Task prompt
From the entries below, copy exactly the lines from the one that contains "Write a Python" through the one that contains "r3 = [0.202, 0.375, 0.523, 0.644, 0.700]", both included, and only those.

⟨

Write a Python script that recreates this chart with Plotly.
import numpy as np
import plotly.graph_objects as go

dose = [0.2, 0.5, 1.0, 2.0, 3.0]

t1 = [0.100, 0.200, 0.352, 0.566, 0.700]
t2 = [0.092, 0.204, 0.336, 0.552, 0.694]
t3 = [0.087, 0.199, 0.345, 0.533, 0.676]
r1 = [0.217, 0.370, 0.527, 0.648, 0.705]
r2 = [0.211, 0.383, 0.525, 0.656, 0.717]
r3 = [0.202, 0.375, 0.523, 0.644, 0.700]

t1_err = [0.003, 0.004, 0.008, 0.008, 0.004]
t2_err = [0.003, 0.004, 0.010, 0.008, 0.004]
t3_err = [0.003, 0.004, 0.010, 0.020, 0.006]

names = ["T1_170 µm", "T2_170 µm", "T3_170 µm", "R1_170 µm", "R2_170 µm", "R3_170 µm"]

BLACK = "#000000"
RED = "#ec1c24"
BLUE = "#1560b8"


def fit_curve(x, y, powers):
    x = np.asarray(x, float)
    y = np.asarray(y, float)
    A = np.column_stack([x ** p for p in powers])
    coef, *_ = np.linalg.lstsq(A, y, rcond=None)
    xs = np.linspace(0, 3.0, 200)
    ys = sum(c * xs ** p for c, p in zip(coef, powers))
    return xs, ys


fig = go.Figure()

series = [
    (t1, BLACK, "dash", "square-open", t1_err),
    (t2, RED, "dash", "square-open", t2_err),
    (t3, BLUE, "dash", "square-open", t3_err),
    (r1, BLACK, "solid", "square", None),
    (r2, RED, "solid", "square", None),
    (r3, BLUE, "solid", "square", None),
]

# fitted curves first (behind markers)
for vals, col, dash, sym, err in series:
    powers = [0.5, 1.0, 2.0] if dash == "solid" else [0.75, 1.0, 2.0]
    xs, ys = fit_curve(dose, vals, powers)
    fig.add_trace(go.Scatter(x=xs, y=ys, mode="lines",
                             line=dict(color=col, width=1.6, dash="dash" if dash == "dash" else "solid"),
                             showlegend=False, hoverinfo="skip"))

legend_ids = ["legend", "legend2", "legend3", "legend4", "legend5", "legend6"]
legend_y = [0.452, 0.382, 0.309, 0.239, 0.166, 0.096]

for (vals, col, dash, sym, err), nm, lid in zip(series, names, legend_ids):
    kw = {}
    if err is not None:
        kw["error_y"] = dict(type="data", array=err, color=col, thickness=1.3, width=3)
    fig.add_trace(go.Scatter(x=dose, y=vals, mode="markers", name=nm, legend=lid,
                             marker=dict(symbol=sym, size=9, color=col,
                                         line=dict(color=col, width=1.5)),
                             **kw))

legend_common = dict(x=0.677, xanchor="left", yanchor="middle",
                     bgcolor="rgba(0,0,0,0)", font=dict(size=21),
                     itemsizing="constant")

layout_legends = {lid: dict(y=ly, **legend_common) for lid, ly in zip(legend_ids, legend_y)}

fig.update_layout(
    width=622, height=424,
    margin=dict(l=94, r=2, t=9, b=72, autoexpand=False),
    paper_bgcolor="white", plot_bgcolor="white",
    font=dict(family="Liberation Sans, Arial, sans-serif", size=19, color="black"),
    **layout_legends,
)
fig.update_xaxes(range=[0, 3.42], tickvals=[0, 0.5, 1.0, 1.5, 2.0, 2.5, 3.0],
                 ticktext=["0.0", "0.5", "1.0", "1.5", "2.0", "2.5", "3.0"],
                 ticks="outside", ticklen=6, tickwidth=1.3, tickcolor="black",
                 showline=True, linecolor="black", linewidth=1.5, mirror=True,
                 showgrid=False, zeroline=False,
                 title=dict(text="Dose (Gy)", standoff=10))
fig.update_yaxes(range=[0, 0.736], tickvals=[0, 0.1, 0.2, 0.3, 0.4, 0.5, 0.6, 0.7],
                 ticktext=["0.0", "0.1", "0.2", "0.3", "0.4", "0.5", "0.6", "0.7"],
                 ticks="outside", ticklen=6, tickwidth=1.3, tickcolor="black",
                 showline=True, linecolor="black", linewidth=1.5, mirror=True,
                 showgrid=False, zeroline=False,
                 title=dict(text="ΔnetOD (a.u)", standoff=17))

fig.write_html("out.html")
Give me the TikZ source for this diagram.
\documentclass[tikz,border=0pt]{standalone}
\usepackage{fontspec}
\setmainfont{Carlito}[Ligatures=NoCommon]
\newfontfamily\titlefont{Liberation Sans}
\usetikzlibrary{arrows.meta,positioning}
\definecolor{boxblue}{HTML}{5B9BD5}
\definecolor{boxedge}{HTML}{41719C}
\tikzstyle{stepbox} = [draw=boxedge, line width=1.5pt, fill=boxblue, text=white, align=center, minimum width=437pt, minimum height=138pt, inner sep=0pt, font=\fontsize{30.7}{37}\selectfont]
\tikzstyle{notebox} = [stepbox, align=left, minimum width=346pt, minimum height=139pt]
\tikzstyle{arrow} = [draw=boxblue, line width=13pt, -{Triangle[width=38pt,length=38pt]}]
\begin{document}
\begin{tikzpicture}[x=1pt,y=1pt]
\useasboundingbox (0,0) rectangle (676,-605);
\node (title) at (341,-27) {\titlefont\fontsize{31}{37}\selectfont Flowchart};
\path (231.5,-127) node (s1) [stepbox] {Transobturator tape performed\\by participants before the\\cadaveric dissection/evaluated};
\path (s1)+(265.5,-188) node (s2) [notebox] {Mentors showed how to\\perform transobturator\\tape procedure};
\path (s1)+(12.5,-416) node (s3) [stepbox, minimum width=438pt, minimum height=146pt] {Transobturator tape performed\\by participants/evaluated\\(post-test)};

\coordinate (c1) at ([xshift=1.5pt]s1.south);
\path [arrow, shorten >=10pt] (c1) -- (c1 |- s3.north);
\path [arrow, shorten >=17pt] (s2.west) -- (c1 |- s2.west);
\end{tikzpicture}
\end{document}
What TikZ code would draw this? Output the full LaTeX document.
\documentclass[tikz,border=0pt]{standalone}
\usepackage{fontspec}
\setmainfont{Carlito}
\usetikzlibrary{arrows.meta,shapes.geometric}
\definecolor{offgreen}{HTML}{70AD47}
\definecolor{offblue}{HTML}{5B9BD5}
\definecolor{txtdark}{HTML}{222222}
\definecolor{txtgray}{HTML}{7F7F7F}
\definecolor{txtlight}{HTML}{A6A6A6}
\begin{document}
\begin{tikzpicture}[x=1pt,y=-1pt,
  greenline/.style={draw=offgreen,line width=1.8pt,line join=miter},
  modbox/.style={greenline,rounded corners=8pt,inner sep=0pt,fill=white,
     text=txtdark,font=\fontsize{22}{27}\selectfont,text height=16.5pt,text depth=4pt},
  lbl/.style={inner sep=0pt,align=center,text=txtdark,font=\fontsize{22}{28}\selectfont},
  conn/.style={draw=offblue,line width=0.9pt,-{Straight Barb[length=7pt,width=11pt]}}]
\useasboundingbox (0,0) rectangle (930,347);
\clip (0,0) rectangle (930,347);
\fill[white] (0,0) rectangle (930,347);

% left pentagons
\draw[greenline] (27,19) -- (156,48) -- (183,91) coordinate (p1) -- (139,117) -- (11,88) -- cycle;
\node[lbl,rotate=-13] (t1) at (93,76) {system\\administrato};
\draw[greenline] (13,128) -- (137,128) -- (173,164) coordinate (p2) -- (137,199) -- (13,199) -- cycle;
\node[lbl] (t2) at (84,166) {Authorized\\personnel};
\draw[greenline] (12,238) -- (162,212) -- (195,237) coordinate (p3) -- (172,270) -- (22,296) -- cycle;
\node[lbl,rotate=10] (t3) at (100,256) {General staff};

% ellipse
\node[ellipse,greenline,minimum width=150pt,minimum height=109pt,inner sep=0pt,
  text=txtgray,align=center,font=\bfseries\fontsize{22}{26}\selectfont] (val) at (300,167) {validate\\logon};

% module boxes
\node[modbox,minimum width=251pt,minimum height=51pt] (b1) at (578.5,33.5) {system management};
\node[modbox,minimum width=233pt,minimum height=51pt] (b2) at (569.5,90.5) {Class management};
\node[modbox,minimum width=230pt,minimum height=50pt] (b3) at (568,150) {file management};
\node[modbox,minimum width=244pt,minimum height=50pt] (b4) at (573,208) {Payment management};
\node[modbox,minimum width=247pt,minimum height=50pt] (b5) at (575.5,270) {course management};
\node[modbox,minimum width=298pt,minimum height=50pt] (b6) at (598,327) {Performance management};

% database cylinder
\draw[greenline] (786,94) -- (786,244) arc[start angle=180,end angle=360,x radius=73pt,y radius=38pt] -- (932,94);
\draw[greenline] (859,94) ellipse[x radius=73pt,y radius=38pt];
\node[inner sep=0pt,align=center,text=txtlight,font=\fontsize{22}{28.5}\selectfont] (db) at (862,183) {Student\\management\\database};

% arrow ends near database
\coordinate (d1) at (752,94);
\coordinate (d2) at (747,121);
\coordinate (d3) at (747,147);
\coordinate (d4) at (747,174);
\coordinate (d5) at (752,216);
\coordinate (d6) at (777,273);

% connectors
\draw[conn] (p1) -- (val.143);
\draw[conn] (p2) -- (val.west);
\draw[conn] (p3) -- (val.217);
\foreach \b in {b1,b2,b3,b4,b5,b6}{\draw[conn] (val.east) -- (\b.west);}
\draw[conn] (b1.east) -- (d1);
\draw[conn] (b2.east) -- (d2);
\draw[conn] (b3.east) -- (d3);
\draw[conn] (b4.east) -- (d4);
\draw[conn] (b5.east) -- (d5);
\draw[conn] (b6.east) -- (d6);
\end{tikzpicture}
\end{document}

⟩
⟨

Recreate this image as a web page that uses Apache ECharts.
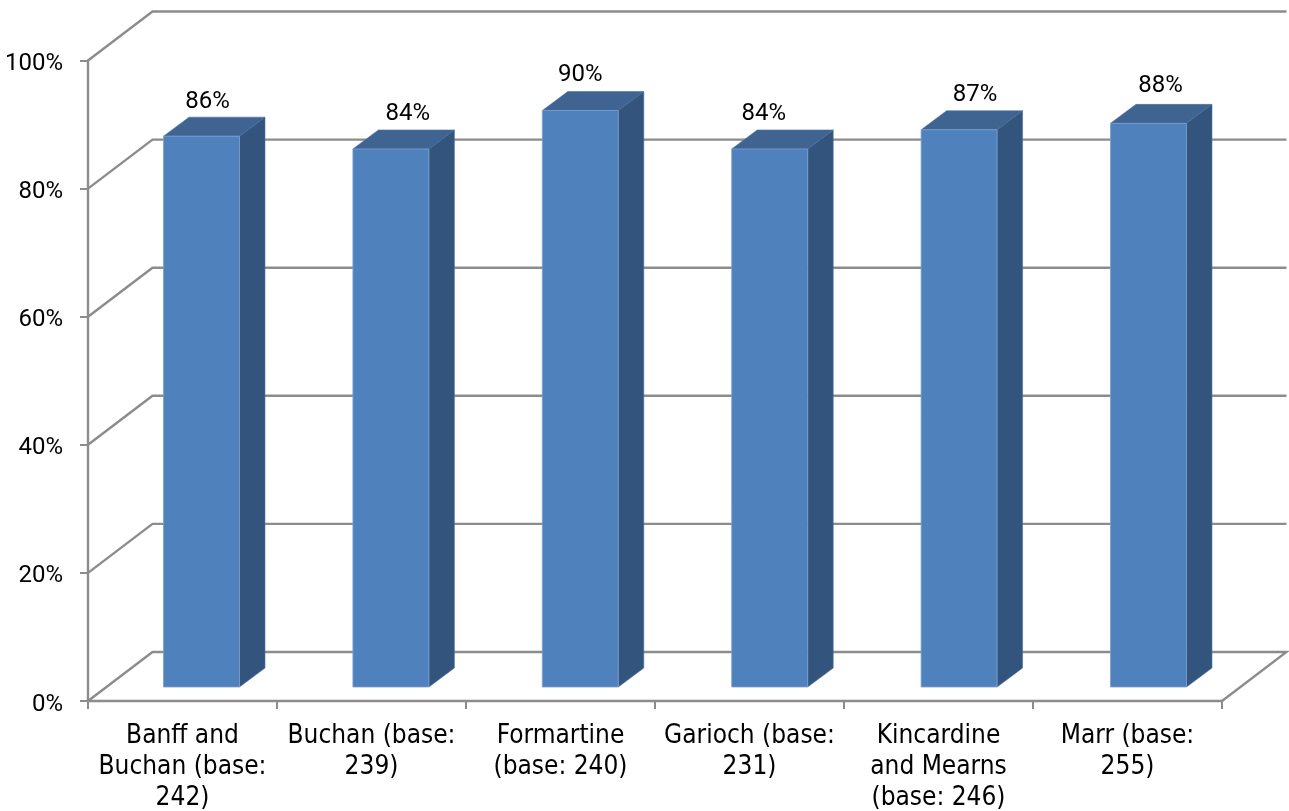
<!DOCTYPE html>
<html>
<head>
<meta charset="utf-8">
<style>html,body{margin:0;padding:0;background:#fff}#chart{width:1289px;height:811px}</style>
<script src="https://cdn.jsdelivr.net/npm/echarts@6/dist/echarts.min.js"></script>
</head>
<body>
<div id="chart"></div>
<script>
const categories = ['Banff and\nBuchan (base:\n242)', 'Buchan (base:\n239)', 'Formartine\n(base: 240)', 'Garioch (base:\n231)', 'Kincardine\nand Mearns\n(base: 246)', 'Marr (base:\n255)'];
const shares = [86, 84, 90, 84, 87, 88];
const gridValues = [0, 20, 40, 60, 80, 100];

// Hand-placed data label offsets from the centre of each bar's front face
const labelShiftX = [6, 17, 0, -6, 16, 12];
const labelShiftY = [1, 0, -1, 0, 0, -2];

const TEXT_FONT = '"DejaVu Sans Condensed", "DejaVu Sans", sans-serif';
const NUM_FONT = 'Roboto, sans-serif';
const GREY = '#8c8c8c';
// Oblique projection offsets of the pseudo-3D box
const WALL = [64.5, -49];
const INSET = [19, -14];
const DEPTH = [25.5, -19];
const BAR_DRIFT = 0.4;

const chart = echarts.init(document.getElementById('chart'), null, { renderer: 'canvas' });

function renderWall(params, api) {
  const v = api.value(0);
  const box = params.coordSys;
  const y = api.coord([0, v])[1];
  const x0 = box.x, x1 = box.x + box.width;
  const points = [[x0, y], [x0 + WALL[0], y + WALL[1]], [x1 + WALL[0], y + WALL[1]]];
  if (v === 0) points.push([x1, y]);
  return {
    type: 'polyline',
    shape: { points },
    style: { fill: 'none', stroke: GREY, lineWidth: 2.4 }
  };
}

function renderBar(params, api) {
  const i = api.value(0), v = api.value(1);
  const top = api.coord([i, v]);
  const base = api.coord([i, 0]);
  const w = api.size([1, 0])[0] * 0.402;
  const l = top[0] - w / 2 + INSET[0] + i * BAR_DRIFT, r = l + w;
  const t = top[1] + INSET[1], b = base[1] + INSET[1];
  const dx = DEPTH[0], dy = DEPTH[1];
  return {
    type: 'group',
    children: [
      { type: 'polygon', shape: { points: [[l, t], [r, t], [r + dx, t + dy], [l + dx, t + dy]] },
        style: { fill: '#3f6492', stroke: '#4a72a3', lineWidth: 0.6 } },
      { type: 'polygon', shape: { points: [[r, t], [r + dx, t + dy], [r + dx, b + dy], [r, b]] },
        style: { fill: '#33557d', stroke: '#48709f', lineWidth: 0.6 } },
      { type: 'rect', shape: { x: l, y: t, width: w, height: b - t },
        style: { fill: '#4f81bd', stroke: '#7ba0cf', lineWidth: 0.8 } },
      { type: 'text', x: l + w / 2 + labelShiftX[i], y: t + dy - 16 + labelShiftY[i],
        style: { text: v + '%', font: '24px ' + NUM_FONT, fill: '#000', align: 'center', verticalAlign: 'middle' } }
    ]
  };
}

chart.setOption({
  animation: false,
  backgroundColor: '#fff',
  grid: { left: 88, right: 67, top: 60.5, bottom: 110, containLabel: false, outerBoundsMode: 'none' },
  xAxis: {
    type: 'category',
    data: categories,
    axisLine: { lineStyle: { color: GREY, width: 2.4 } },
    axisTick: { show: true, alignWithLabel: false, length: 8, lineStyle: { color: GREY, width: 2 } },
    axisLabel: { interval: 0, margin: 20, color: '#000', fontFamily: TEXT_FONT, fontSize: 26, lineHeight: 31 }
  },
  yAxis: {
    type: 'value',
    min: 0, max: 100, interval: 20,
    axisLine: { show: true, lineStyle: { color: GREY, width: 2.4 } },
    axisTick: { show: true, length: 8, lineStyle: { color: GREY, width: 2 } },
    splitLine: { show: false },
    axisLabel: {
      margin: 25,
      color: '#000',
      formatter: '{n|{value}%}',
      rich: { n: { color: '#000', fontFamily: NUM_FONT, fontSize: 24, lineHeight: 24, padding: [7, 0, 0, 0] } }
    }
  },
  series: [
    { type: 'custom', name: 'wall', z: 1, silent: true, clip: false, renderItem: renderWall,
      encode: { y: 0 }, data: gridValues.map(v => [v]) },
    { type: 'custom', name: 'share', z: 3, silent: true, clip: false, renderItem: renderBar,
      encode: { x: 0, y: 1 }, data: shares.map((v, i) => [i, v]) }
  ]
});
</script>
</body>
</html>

⟩

Answer to this exercise
Write a Python script that recreates this chart with Plotly.
import numpy as np
import plotly.graph_objects as go

dose = [0.2, 0.5, 1.0, 2.0, 3.0]

t1 = [0.100, 0.200, 0.352, 0.566, 0.700]
t2 = [0.092, 0.204, 0.336, 0.552, 0.694]
t3 = [0.087, 0.199, 0.345, 0.533, 0.676]
r1 = [0.217, 0.370, 0.527, 0.648, 0.705]
r2 = [0.211, 0.383, 0.525, 0.656, 0.717]
r3 = [0.202, 0.375, 0.523, 0.644, 0.700]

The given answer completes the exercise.